REQUIRED WORK:
Leave out any pictures and transcribe all other data below exactly.

★ ★ ★ ★ ★

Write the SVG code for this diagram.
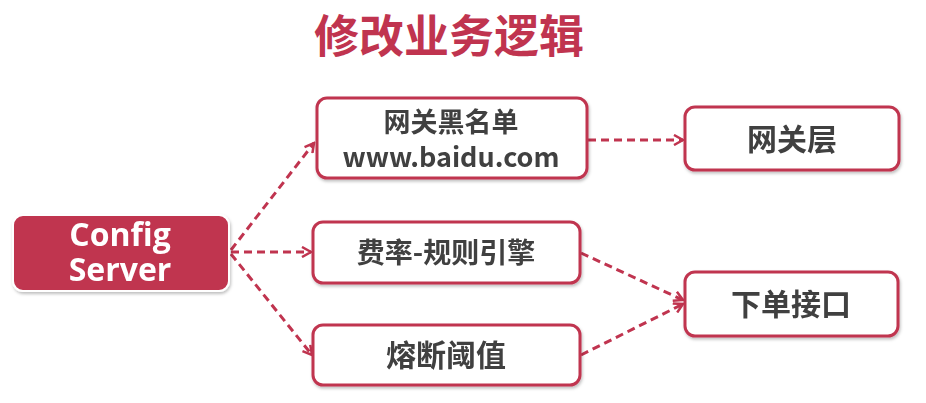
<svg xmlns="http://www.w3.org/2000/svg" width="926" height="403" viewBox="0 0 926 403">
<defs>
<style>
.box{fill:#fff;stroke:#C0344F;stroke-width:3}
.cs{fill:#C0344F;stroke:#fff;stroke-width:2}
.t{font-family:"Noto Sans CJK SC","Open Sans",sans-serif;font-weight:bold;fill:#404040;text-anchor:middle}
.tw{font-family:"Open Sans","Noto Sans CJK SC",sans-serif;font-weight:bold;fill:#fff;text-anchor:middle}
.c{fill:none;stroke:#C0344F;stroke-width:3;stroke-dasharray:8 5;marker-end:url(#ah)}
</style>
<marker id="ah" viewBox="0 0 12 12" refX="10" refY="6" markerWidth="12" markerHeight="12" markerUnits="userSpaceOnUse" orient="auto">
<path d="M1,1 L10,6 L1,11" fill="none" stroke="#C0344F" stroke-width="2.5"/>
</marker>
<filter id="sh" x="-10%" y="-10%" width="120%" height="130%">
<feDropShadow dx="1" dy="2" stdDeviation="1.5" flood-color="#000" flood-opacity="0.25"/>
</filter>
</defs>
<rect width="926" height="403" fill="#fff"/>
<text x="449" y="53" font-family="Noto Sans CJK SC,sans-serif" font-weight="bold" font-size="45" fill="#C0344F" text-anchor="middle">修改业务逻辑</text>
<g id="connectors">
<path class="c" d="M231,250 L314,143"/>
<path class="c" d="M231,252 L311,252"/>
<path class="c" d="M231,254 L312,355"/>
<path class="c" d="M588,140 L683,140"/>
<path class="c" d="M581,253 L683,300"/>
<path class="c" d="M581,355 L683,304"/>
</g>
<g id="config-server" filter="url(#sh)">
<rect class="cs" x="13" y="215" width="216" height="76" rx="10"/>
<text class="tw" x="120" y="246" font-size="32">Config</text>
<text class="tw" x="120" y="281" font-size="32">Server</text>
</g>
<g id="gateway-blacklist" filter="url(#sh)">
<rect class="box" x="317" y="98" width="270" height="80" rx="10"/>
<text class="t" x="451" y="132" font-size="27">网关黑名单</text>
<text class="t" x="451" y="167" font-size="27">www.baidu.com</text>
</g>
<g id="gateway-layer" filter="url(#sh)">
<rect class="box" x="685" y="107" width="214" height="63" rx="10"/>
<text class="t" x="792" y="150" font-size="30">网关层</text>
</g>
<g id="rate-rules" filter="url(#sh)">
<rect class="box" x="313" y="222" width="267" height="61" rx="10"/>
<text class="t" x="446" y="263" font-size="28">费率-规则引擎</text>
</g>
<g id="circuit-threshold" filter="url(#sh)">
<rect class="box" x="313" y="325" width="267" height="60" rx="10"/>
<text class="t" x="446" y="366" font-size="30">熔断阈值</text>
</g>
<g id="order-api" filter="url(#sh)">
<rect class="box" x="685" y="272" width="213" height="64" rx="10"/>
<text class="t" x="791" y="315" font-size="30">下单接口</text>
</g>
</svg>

★ ★ ★ ★ ★

TASK OUTPUT:
Write the SVG code for this diagram.
<svg xmlns="http://www.w3.org/2000/svg" width="926" height="403" viewBox="0 0 926 403">
<defs>
<style>
.box{fill:#fff;stroke:#C0344F;stroke-width:3}
.cs{fill:#C0344F;stroke:#fff;stroke-width:2}
.t{font-family:"Noto Sans CJK SC","Open Sans",sans-serif;font-weight:bold;fill:#404040;text-anchor:middle}
.tw{font-family:"Open Sans","Noto Sans CJK SC",sans-serif;font-weight:bold;fill:#fff;text-anchor:middle}
.c{fill:none;stroke:#C0344F;stroke-width:3;stroke-dasharray:8 5;marker-end:url(#ah)}
</style>
<marker id="ah" viewBox="0 0 12 12" refX="10" refY="6" markerWidth="12" markerHeight="12" markerUnits="userSpaceOnUse" orient="auto">
<path d="M1,1 L10,6 L1,11" fill="none" stroke="#C0344F" stroke-width="2.5"/>
</marker>
<filter id="sh" x="-10%" y="-10%" width="120%" height="130%">
<feDropShadow dx="1" dy="2" stdDeviation="1.5" flood-color="#000" flood-opacity="0.25"/>
</filter>
</defs>
<rect width="926" height="403" fill="#fff"/>
<text x="449" y="53" font-family="Noto Sans CJK SC,sans-serif" font-weight="bold" font-size="45" fill="#C0344F" text-anchor="middle">修改业务逻辑</text>
<g id="connectors">
<path class="c" d="M231,250 L314,143"/>
<path class="c" d="M231,252 L311,252"/>
<path class="c" d="M231,254 L312,355"/>
<path class="c" d="M588,140 L683,140"/>
<path class="c" d="M581,253 L683,300"/>
<path class="c" d="M581,355 L683,304"/>
</g>
<g id="config-server" filter="url(#sh)">
<rect class="cs" x="13" y="215" width="216" height="76" rx="10"/>
<text class="tw" x="120" y="246" font-size="32">Config</text>
<text class="tw" x="120" y="281" font-size="32">Server</text>
</g>
<g id="gateway-blacklist" filter="url(#sh)">
<rect class="box" x="317" y="98" width="270" height="80" rx="10"/>
<text class="t" x="451" y="132" font-size="27">网关黑名单</text>
<text class="t" x="451" y="167" font-size="27">www.baidu.com</text>
</g>
<g id="gateway-layer" filter="url(#sh)">
<rect class="box" x="685" y="107" width="214" height="63" rx="10"/>
<text class="t" x="792" y="150" font-size="30">网关层</text>
</g>
<g id="rate-rules" filter="url(#sh)">
<rect class="box" x="313" y="222" width="267" height="61" rx="10"/>
<text class="t" x="446" y="263" font-size="28">费率-规则引擎</text>
</g>
<g id="circuit-threshold" filter="url(#sh)">
<rect class="box" x="313" y="325" width="267" height="60" rx="10"/>
<text class="t" x="446" y="366" font-size="30">熔断阈值</text>
</g>
<g id="order-api" filter="url(#sh)">
<rect class="box" x="685" y="272" width="213" height="64" rx="10"/>
<text class="t" x="791" y="315" font-size="30">下单接口</text>
</g>
</svg>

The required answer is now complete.